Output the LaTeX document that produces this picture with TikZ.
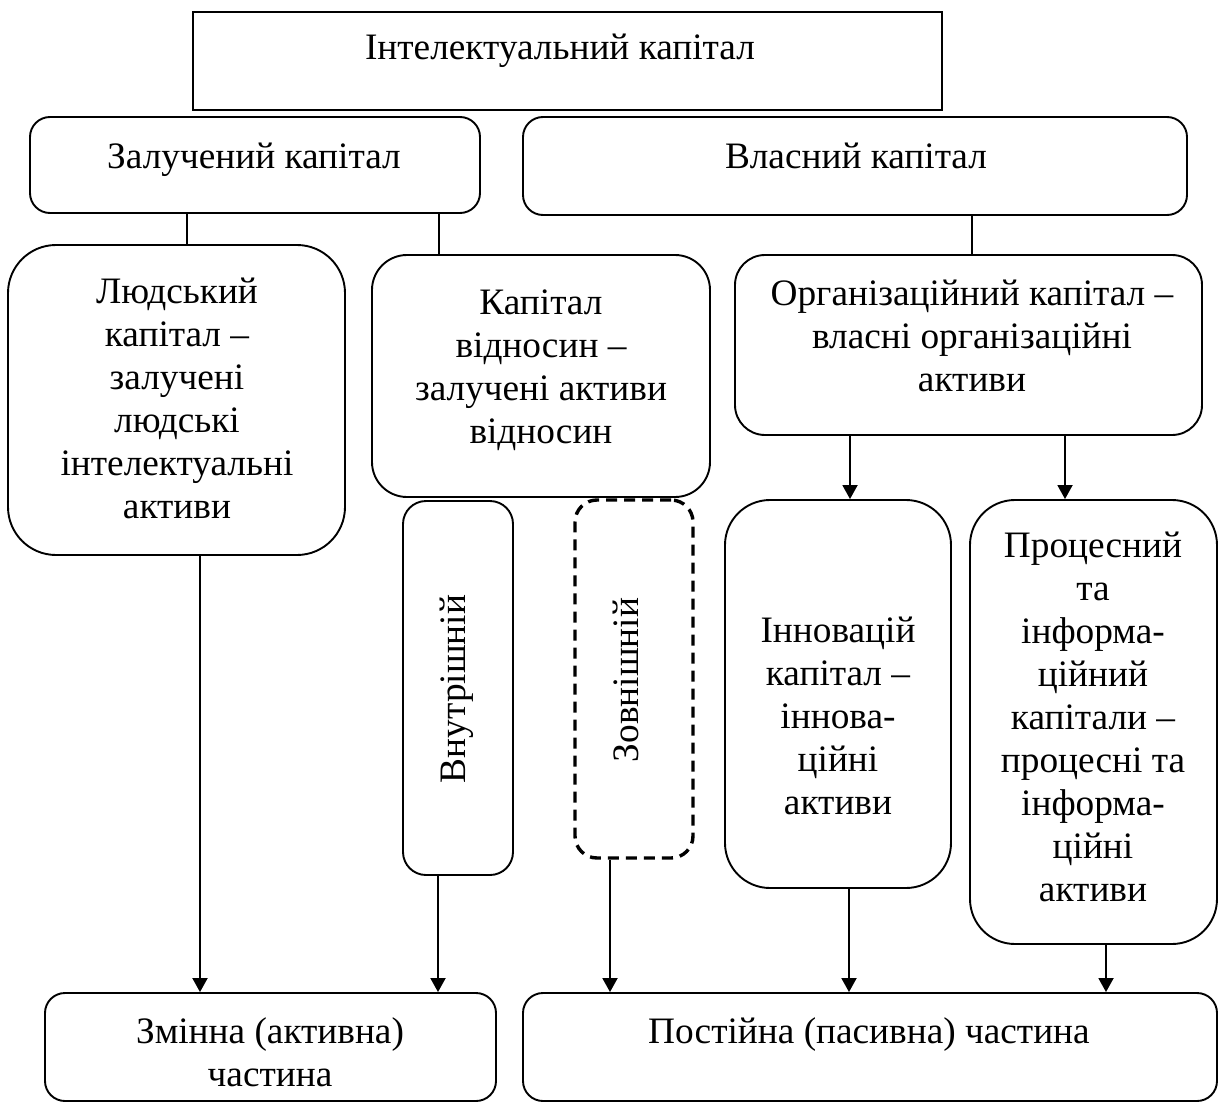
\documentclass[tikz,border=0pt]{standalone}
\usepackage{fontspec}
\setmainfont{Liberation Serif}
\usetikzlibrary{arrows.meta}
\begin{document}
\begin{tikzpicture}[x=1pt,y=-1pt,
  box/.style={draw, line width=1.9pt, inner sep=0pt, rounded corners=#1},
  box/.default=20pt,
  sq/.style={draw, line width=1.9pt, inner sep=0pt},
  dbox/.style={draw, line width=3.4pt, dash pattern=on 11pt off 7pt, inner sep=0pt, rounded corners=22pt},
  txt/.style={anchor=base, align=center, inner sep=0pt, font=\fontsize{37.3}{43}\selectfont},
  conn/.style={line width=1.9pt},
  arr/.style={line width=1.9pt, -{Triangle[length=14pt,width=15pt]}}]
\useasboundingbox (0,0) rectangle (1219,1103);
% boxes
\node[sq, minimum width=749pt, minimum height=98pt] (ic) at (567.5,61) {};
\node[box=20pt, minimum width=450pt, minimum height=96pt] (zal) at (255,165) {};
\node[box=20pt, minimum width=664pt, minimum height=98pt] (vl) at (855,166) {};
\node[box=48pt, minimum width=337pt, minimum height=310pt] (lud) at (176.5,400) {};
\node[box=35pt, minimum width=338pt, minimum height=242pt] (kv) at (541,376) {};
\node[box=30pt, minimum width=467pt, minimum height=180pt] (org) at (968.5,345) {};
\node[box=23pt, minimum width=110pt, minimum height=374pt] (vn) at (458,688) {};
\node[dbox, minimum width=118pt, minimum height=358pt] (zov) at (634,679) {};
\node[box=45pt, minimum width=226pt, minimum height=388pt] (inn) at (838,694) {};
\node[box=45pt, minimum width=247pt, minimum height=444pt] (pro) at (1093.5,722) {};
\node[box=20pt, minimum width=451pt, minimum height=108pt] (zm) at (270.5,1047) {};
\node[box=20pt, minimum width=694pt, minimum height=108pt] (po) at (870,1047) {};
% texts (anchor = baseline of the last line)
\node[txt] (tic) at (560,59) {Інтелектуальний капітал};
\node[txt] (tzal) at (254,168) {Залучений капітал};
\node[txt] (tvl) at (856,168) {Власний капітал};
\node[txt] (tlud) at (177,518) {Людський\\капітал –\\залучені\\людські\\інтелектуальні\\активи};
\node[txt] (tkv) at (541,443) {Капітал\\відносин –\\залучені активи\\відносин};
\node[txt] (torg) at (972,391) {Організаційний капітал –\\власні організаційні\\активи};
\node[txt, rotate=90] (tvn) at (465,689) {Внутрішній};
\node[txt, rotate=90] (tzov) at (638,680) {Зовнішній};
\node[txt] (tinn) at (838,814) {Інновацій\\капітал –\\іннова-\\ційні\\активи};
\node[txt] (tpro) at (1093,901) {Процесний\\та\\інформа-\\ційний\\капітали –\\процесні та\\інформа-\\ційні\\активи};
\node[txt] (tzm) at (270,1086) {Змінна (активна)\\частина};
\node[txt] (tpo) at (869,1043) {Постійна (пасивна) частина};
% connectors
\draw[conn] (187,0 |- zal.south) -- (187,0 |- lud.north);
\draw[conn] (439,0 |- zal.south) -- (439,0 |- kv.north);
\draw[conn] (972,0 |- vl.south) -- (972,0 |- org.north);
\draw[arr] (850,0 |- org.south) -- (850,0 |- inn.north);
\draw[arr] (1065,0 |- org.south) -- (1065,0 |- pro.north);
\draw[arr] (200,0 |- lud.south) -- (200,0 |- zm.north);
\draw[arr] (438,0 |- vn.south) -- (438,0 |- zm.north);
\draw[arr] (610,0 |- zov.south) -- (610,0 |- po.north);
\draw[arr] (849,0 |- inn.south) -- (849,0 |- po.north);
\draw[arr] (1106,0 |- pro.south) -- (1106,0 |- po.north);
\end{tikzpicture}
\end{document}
──────────
What needs to be done
Make an exact reproduction of the listing above, without any pictures.

Result
Output the LaTeX document that produces this picture with TikZ.
\documentclass[tikz,border=0pt]{standalone}
\usepackage{fontspec}
\setmainfont{Liberation Serif}
\usetikzlibrary{arrows.meta}
\begin{document}
\begin{tikzpicture}[x=1pt,y=-1pt,
  box/.style={draw, line width=1.9pt, inner sep=0pt, rounded corners=#1},
  box/.default=20pt,
  sq/.style={draw, line width=1.9pt, inner sep=0pt},
  dbox/.style={draw, line width=3.4pt, dash pattern=on 11pt off 7pt, inner sep=0pt, rounded corners=22pt},
  txt/.style={anchor=base, align=center, inner sep=0pt, font=\fontsize{37.3}{43}\selectfont},
  conn/.style={line width=1.9pt},
  arr/.style={line width=1.9pt, -{Triangle[length=14pt,width=15pt]}}]
\useasboundingbox (0,0) rectangle (1219,1103);
% boxes
\node[sq, minimum width=749pt, minimum height=98pt] (ic) at (567.5,61) {};
\node[box=20pt, minimum width=450pt, minimum height=96pt] (zal) at (255,165) {};
\node[box=20pt, minimum width=664pt, minimum height=98pt] (vl) at (855,166) {};
\node[box=48pt, minimum width=337pt, minimum height=310pt] (lud) at (176.5,400) {};
\node[box=35pt, minimum width=338pt, minimum height=242pt] (kv) at (541,376) {};
\node[box=30pt, minimum width=467pt, minimum height=180pt] (org) at (968.5,345) {};
\node[box=23pt, minimum width=110pt, minimum height=374pt] (vn) at (458,688) {};
\node[dbox, minimum width=118pt, minimum height=358pt] (zov) at (634,679) {};
\node[box=45pt, minimum width=226pt, minimum height=388pt] (inn) at (838,694) {};
\node[box=45pt, minimum width=247pt, minimum height=444pt] (pro) at (1093.5,722) {};
\node[box=20pt, minimum width=451pt, minimum height=108pt] (zm) at (270.5,1047) {};
\node[box=20pt, minimum width=694pt, minimum height=108pt] (po) at (870,1047) {};
% texts (anchor = baseline of the last line)
\node[txt] (tic) at (560,59) {Інтелектуальний капітал};
\node[txt] (tzal) at (254,168) {Залучений капітал};
\node[txt] (tvl) at (856,168) {Власний капітал};
\node[txt] (tlud) at (177,518) {Людський\\капітал –\\залучені\\людські\\інтелектуальні\\активи};
\node[txt] (tkv) at (541,443) {Капітал\\відносин –\\залучені активи\\відносин};
\node[txt] (torg) at (972,391) {Організаційний капітал –\\власні організаційні\\активи};
\node[txt, rotate=90] (tvn) at (465,689) {Внутрішній};
\node[txt, rotate=90] (tzov) at (638,680) {Зовнішній};
\node[txt] (tinn) at (838,814) {Інновацій\\капітал –\\іннова-\\ційні\\активи};
\node[txt] (tpro) at (1093,901) {Процесний\\та\\інформа-\\ційний\\капітали –\\процесні та\\інформа-\\ційні\\активи};
\node[txt] (tzm) at (270,1086) {Змінна (активна)\\частина};
\node[txt] (tpo) at (869,1043) {Постійна (пасивна) частина};
% connectors
\draw[conn] (187,0 |- zal.south) -- (187,0 |- lud.north);
\draw[conn] (439,0 |- zal.south) -- (439,0 |- kv.north);
\draw[conn] (972,0 |- vl.south) -- (972,0 |- org.north);
\draw[arr] (850,0 |- org.south) -- (850,0 |- inn.north);
\draw[arr] (1065,0 |- org.south) -- (1065,0 |- pro.north);
\draw[arr] (200,0 |- lud.south) -- (200,0 |- zm.north);
\draw[arr] (438,0 |- vn.south) -- (438,0 |- zm.north);
\draw[arr] (610,0 |- zov.south) -- (610,0 |- po.north);
\draw[arr] (849,0 |- inn.south) -- (849,0 |- po.north);
\draw[arr] (1106,0 |- pro.south) -- (1106,0 |- po.north);
\end{tikzpicture}
\end{document}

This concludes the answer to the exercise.